**Aim**.
Leave out the pictures and repeat exactly the lines between the one containing "Reproduce this diagram with TikZ." and the one containing "(0,0) rectangle (472,382);", inclusive.

**Information given**.
>> Begin

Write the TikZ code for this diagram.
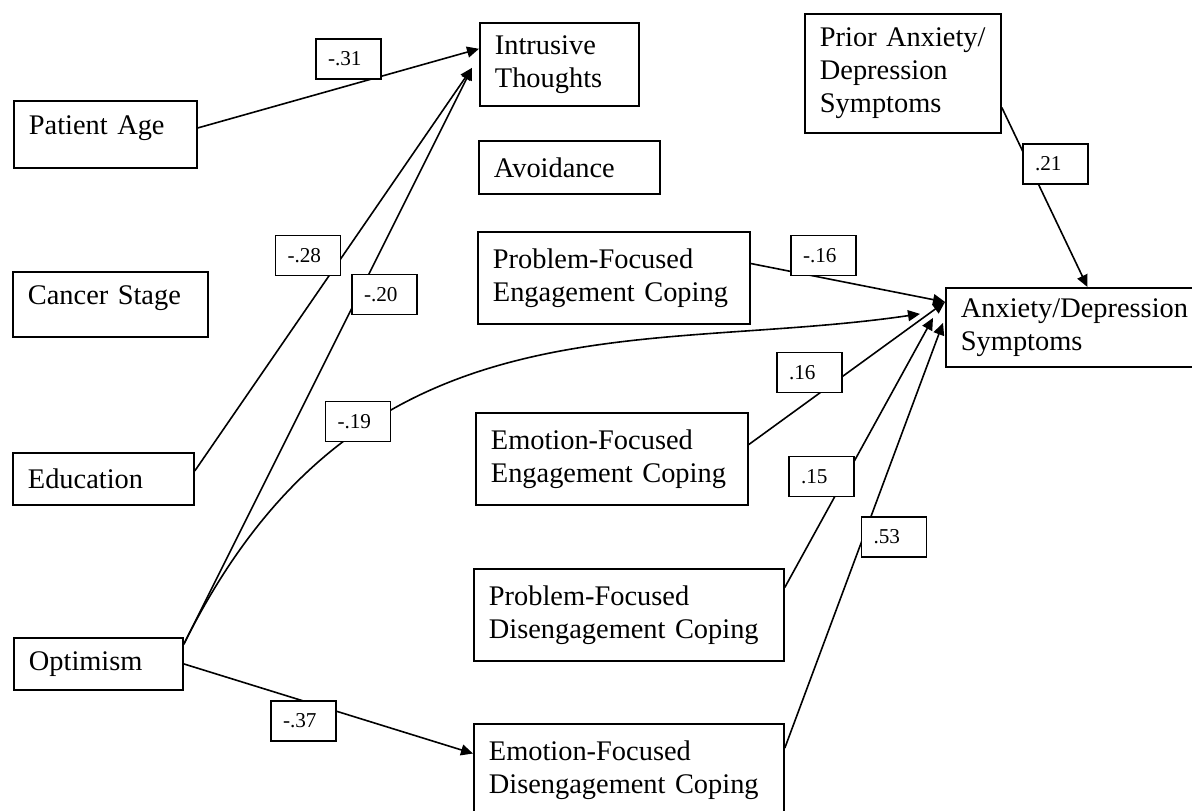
\documentclass[tikz,border=0pt]{standalone}
\usepackage{fontspec}
\setmainfont{Liberation Serif}
\usetikzlibrary{calc}
\usetikzlibrary{arrows.meta}

\begin{document}
\begin{tikzpicture}[x=0.5pt,y=-0.5pt,
  every node/.style={draw,rectangle,line width=0.9pt,align=left},
  var/.style={anchor=north west,inner xsep=7.5pt,inner ysep=0pt,
    font=\fontsize{14.2}{16.5}\selectfont},
  coef/.style={fill=white,inner xsep=6pt,inner ysep=0pt,text width=20.5pt,
    minimum height=20pt,font=\fontsize{10.6}{12}\selectfont},
  effect/.style={line width=0.8pt,-{Triangle[length=6pt,width=5.5pt]}}]
  \useasboundingbox (0,0) rectangle (1192,810);

  % predictors
  \node [var, text width=76.5pt, minimum height=33.5pt, text depth=9pt] (age) at (13,100) {Patient Age};
  \node [var, text width=82.5pt, minimum height=32.5pt, text depth=9pt] (stage) at (12,271) {Cancer Stage};
  \node [var, text width=75.5pt, minimum height=26pt] (edu) at (12,452) {Education};
  \node [var, text width=69.5pt, minimum height=26pt] (opt) at (13,637) {Optimism};

  % mediators
  \node [var, text width=64.5pt, minimum height=41.5pt] (intr) at (479,22) {Intrusive\\Thoughts};
  \node [var, text width=75.5pt, minimum height=26.5pt] (avoid) at (478,140) {Avoidance};
  \node [var, text width=121pt, minimum height=46pt] (pfe) at (477,231) {Problem-Focused\\Engagement Coping};
  \node [var, text width=121pt, minimum height=46pt] (efe) at (475,412) {Emotion-Focused\\Engagement Coping};
  \node [var, text width=140pt, minimum height=46pt] (pfd) at (473,568) {Problem-Focused\\Disengagement Coping};
  \node [var, text width=140pt, minimum height=46pt] (efd) at (473,723) {Emotion-Focused\\Disengagement Coping};

  % outcome
  \node [var, text width=83pt, minimum height=59.5pt] (prior) at (804,13) {Prior Anxiety/\\Depression\\Symptoms};
  \node [var, text width=115pt, minimum height=39.5pt] (anx) at (945,287) {Anxiety/Depression\\Symptoms};

  \draw [effect] (age.4) -- (intr.169);
  \draw [effect] (edu.5) -- ($(intr.west)+(-7,3.5)$);
  \draw [effect] (opt.13) -- ($(intr.west)+(-7,3.5)$);
  \draw [effect] (opt.13) .. controls (360,290) and (640,355) .. ($(anx.west)+(-25,-13.5)$);
  \draw [effect] (opt.east) -- (efd.174);
  \draw [effect] (pfe.6) -- (anx.169);
  \draw [effect] (efe.6) -- (anx.169);
  \draw [effect] (pfd.10) -- ($(anx.west)+(-12,-9.5)$);
  \draw [effect] (efd.8) -- ($(anx.west)+(-2,-4.5)$);
  \draw [effect] (prior.-19) -- (anx.74);

  % path coefficients
  \node [coef] (c31) at (348.5,59) {-.31};
  \node [coef] (c28) at (308,255.5) {-.28};
  \node [coef] (c20) at (384.5,294.5) {-.20};
  \node [coef] (c19) at (358,421.5) {-.19};
  \node [coef] (c37) at (303.5,721) {-.37};
  \node [coef] (c16n) at (823.5,255.5) {-.16};
  \node [coef] (c16p) at (809.5,372.5) {.16};
  \node [coef] (c15) at (821.5,476.5) {.15};
  \node [coef] (c53) at (894,537) {.53};
  \node [coef] (c21) at (1055.5,164) {.21};
\end{tikzpicture}
\end{document}
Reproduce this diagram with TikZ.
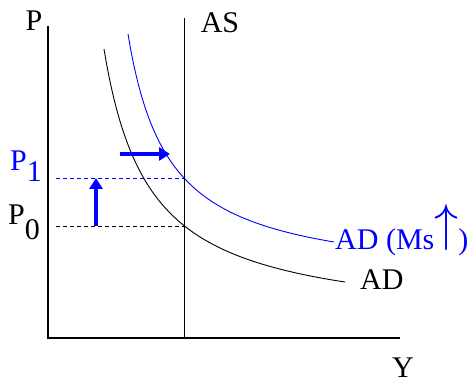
\documentclass[tikz,border=0pt]{standalone}
\usepackage{fontspec}
\setmainfont{Liberation Serif}
\usetikzlibrary{arrows.meta}

\begin{document}
\begin{tikzpicture}[
    x=1pt, y=1pt,
    axis/.style={draw, line width=1.4pt},
    supply/.style={draw, line width=1pt},
    curve/.style={draw, line width=0.9pt},
    level/.style={draw, line width=0.9pt, dash pattern=on 4pt off 3pt},
    move/.style={
        draw=blue,
        line width=4.5pt,
        -{Triangle[length=11pt,width=13pt]}
    },
    axislabel/.style={
        inner sep=0pt,
        font=\fontsize{30}{36}\selectfont
    }
]
    \useasboundingbox (0,0) rectangle (472,382);

    \coordinate (origin) at (48,44);
    \coordinate (ytop) at (48,356);
    \coordinate (xend) at (400,44);
    \coordinate (astop) at (184,364);
    \coordinate (asbase) at (184,44);

    \coordinate (pone) at (56,204);
    \coordinate (eqone) at (184,204);
    \coordinate (pzero) at (56,156);
    \coordinate (eqzero) at (184,156);

    \coordinate (risefrom) at (96,156);
    \coordinate (riseto) at (96,204);
    \coordinate (pushfrom) at (120,228);
    \coordinate (pushto) at (170,228);

    \draw[axis] (ytop) -- (origin) -- (xend);
    \draw[supply] (astop) -- (asbase);

    \draw[level] (pzero) -- (eqzero);
    \draw[level, blue] (pone) -- (eqone);

    \draw[curve] plot[domain=104:345, samples=80, smooth]
        (\x, {56+12600/(\x-58.5)});
    \draw[curve, blue] plot[domain=128:334, samples=80, smooth]
        (\x, {98.6+10225/(\x-87)});

    \draw[move] (risefrom) -- (riseto);
    \draw[move] (pushfrom) -- (pushto);

    \node[axislabel, anchor=base] (plabel) at (34,351) {P};
    \node[axislabel, anchor=base] (aslabel) at (220,349) {AS};
    \node[axislabel, anchor=base] (ylabel) at (403,4) {Y};
    \node[axislabel, anchor=base west, blue] (ponelabel) at (10,211)
        {P\raisebox{-11pt}{1}};
    \node[axislabel, anchor=base west] (pzerolabel) at (8,157)
        {P\raisebox{-15pt}{0}};
    \node[axislabel, anchor=base west, blue] (adnew) at (335,132)
        {AD (Ms\raisebox{9pt}{\resizebox*{24pt}{46pt}{$\uparrow$}})};
    \node[axislabel, anchor=base west] (adold) at (360,92) {AD};
\end{tikzpicture}
\end{document}
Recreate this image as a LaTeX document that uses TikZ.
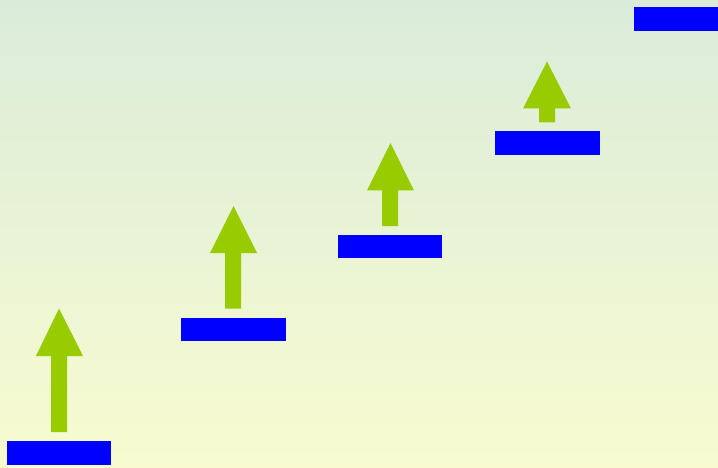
\documentclass[tikz,border=0pt]{standalone}
\definecolor{bgtop}{RGB}{218,236,217}
\definecolor{bgbottom}{RGB}{248,251,208}
\definecolor{stepblue}{RGB}{0,0,255}
\definecolor{upgreen}{RGB}{153,204,0}

\begin{document}
\begin{tikzpicture}[x=1pt,y=-1pt]
\path[use as bounding box] (0,0) rectangle (718,468);
\shade[top color=bgtop,bottom color=bgbottom] (0,0) rectangle (718,468);
\fill[stepblue] (7,441) rectangle (111,464.5);
\fill[stepblue] (181,317.5) rectangle (286,341);
\fill[stepblue] (338,235) rectangle (442,258);
\fill[stepblue] (495,131.5) rectangle (599.5,155.5);
\fill[stepblue] (634,7.5) rectangle (718,31.5);
\fill[upgreen] (51,432) -- (51,356) -- (36,356) -- (59,308.5) -- (83,356) -- (67,356) -- (67,432) -- cycle;
\fill[upgreen] (225,308.5) -- (225,253) -- (210,253) -- (233.5,206) -- (257,253) -- (241,253) -- (241,308.5) -- cycle;
\fill[upgreen] (382,226) -- (382,190.5) -- (367,190.5) -- (390.5,143) -- (414,190.5) -- (398,190.5) -- (398,226) -- cycle;
\fill[upgreen] (539,122.5) -- (539,108.5) -- (523,108.5) -- (547,61.5) -- (571,108.5) -- (555,108.5) -- (555,122.5) -- cycle;
\end{tikzpicture}
\end{document}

>> End

**Solved problem**.
Reproduce this diagram with TikZ.
\documentclass[tikz,border=0pt]{standalone}
\usepackage{fontspec}
\setmainfont{Liberation Serif}
\usetikzlibrary{arrows.meta}

\begin{document}
\begin{tikzpicture}[
    x=1pt, y=1pt,
    axis/.style={draw, line width=1.4pt},
    supply/.style={draw, line width=1pt},
    curve/.style={draw, line width=0.9pt},
    level/.style={draw, line width=0.9pt, dash pattern=on 4pt off 3pt},
    move/.style={
        draw=blue,
        line width=4.5pt,
        -{Triangle[length=11pt,width=13pt]}
    },
    axislabel/.style={
        inner sep=0pt,
        font=\fontsize{30}{36}\selectfont
    }
]
    \useasboundingbox (0,0) rectangle (472,382);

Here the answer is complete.